In our previous post, we talked about the soon-to-be-enforced EU General Data Protection Regulation (GDPR) and the big reasons companies need to pay attention. In theory, GDPR could affect almost every business on the planet, since every company has the opportunity to collect data on EU residents (and therefore be subject to GDPR).
For this second post in our series of three, we’ll address the wide-ranging financial and legal impacts of a GPDR violation. It’s absolutely critical for U.S. businesses to understand what it means to be compliant, and make that compliance a reality. Here are some of the key provisions in the GDPR documentation that U.S. businesses must be aware of, in terms of changes to internal systems:
1. Systems must be designed with data privacy requirements in mind.
Article 25 of the GDPR covers privacy by design, or the concept of creating and building systems with data protection principles woven into the framework. Many businesses currently address this process in a reactive manner - i.e., they build data collection systems without data privacy controls in place, and go back and reactively add controls as new regulations arise. GPDR stipulates that for any new systems created, these principles must be applied as they are built to insure the protection of personal data from day one.
It makes good business sense to require businesses to design new systems with the end in mind - one end being the protection of personal data. But with many U.S. businesses behind the curve on security protocols as it is, this one may be a bigger hurdle than it seems.
2. Businesses must provide data subjects with access to their own data in an easily transferable format.
Have you ever thought of contacting a business you are a customer of and asking them to give you a copy of all the data they have on file for you? Unless you’re taking legal action against a company and need it for legal proceedings, the thought probably hasn’t crossed your mind.
Article 15 of the GDPR will give EU residents the right to do exactly that. GDPR-compliant companies are required to provide an electronic copy of the personal data being processed to data subjects who request it. And it doesn’t stop there - businesses are required to answer a series of questions if data subjects ask, including:
Is personal data being processed or not?
If it is, what personal data is being processed?

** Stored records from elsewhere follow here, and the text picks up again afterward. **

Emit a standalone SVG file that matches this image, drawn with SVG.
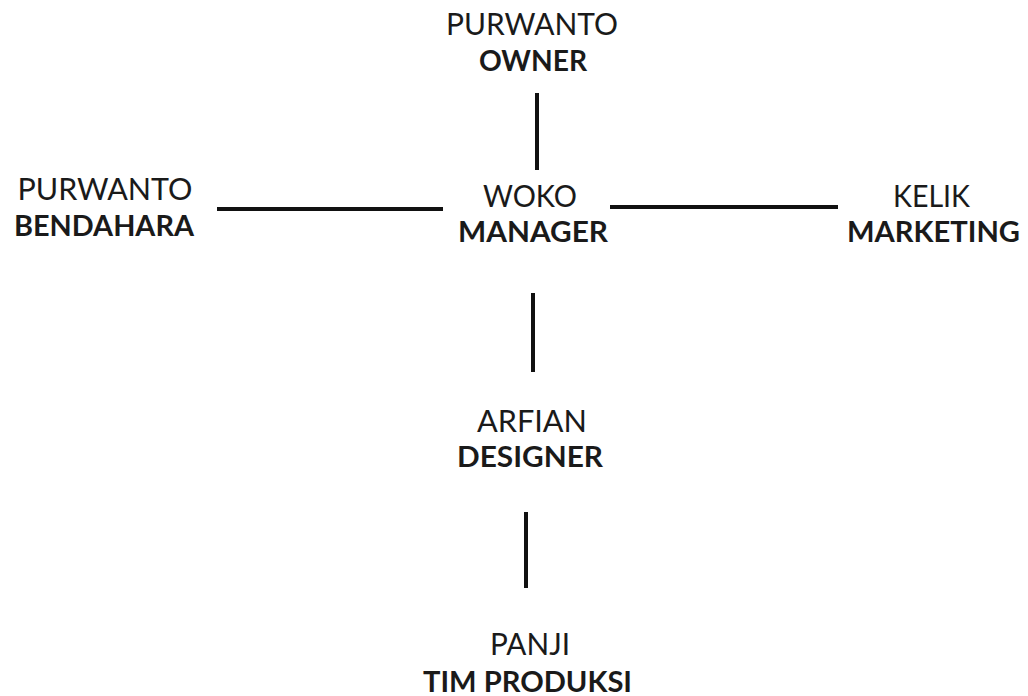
<svg xmlns="http://www.w3.org/2000/svg" width="1028" height="696" viewBox="0 0 1028 696">
<style>
.name{font-family:Lato,"Open Sans","Liberation Sans",sans-serif;font-weight:400;font-size:30px;fill:#1a1a1a;text-anchor:middle}
.role{font-family:Lato,"Open Sans","Liberation Sans",sans-serif;font-weight:700;font-size:28px;fill:#1a1a1a;text-anchor:middle}
.link{stroke:#111;stroke-width:4;fill:none}
</style>
<rect width="1028" height="696" fill="#fff"/>
<g id="connectors">
<line class="link" x1="537" y1="93" x2="537" y2="170"/>
<line class="link" x1="217" y1="209" x2="443" y2="209"/>
<line class="link" x1="610" y1="207" x2="838" y2="207"/>
<line class="link" x1="533" y1="293" x2="533" y2="372"/>
<line class="link" x1="526" y1="512" x2="526" y2="588"/>
</g>
<g id="owner">
<text class="name" x="532" y="35" textLength="172" lengthAdjust="spacingAndGlyphs">PURWANTO</text>
<text class="role" x="533" y="71" textLength="108" lengthAdjust="spacingAndGlyphs">OWNER</text>
</g>
<g id="bendahara">
<text class="name" x="105" y="200" textLength="175" lengthAdjust="spacingAndGlyphs">PURWANTO</text>
<text class="role" x="104" y="236" textLength="180" lengthAdjust="spacingAndGlyphs">BENDAHARA</text>
</g>
<g id="manager">
<text class="name" x="530" y="207" textLength="94" lengthAdjust="spacingAndGlyphs">WOKO</text>
<text class="role" x="533" y="242" textLength="150" lengthAdjust="spacingAndGlyphs">MANAGER</text>
</g>
<g id="marketing">
<text class="name" x="931.5" y="207" textLength="77" lengthAdjust="spacingAndGlyphs">KELIK</text>
<text class="role" x="933.5" y="242" textLength="173" lengthAdjust="spacingAndGlyphs">MARKETING</text>
</g>
<g id="designer">
<text class="name" x="532" y="432" textLength="110" lengthAdjust="spacingAndGlyphs">ARFIAN</text>
<text class="role" x="530" y="467" textLength="146" lengthAdjust="spacingAndGlyphs">DESIGNER</text>
</g>
<g id="produksi">
<text class="name" x="530" y="655" textLength="80" lengthAdjust="spacingAndGlyphs">PANJI</text>
<text class="role" x="527.5" y="692" textLength="209" lengthAdjust="spacingAndGlyphs">TIM PRODUKSI</text>
</g>
</svg>
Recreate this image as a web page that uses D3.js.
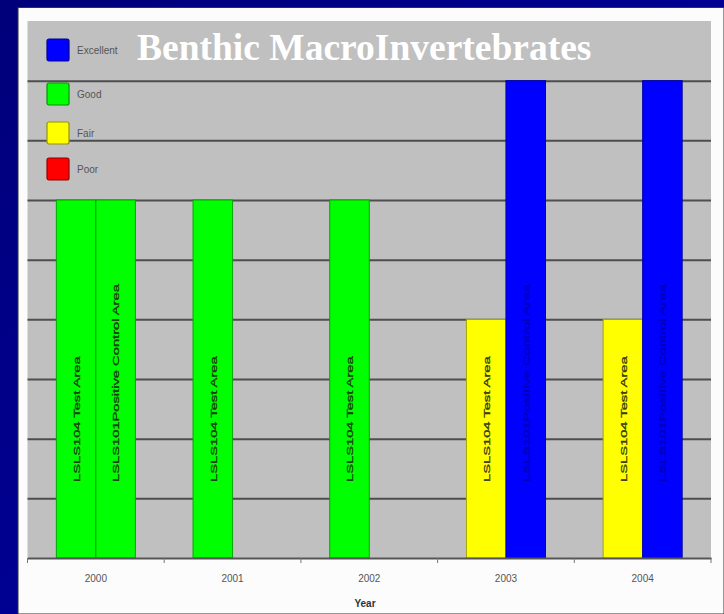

Where is personal data being processed?
Why is it being processed?
This requirement makes for a dramatic shift in transparency for businesses worldwide. Not only will it trigger a mindshift for employees and customers, it requires new processes to provide this information upon request.
GDPR also stipulates that the data provided to the data subject must be provided in a “commonly used and machine readable format”, in the event that the data subject would like to transfer all the data to another controller. This concept of data portability is covered in Article 20 of the GDPR.
So now, not only can you request all the personal data collected by the bank, for example, but you’ll receive it in a format that is easily transferable to another bank, credit union, or other financial institution.
3. Data subjects can ask to have all their personal data erased, and businesses must comply.
As evidenced in public lawsuits over the years that have dredged up deleted emails and other electronic records, nothing truly gets erased from a company’s records. GDPR aims to change the status quo as it relates to personal data for EU residents.
Article 17 of GDPR grants data subjects the “right to be forgotten”, which means the EU resident in question can request that the controller erase all of his or her personal data. FOREVER. And the reasons for such a request are varied, including:
The personal data is no longer necessary for the purposes it was collected
The personal data has been illegally obtained or processed
Another legal obligation requires that it be erased
The data subject has decided to withdraw consent, for whatever reason.
Not only will companies have to develop new processes for the complete disposal of personal data, but legal proceedings for unrelated events may have broader impacts as well. If a company is subpoenaed in a lawsuit, and part of the subpoena includes information stored by the company, businesses will need to inform litigators which datasets are still intact and which ones have been removed.
GDPR is going to change the way businesses worldwide collect, manage, and store personal data for EU residents. As the deadline for compliance looms over our heads, U.S. businesses that fall under GDPR jurisdiction must take steps to comply. We’ll continue to share our insights as the deadline approaches.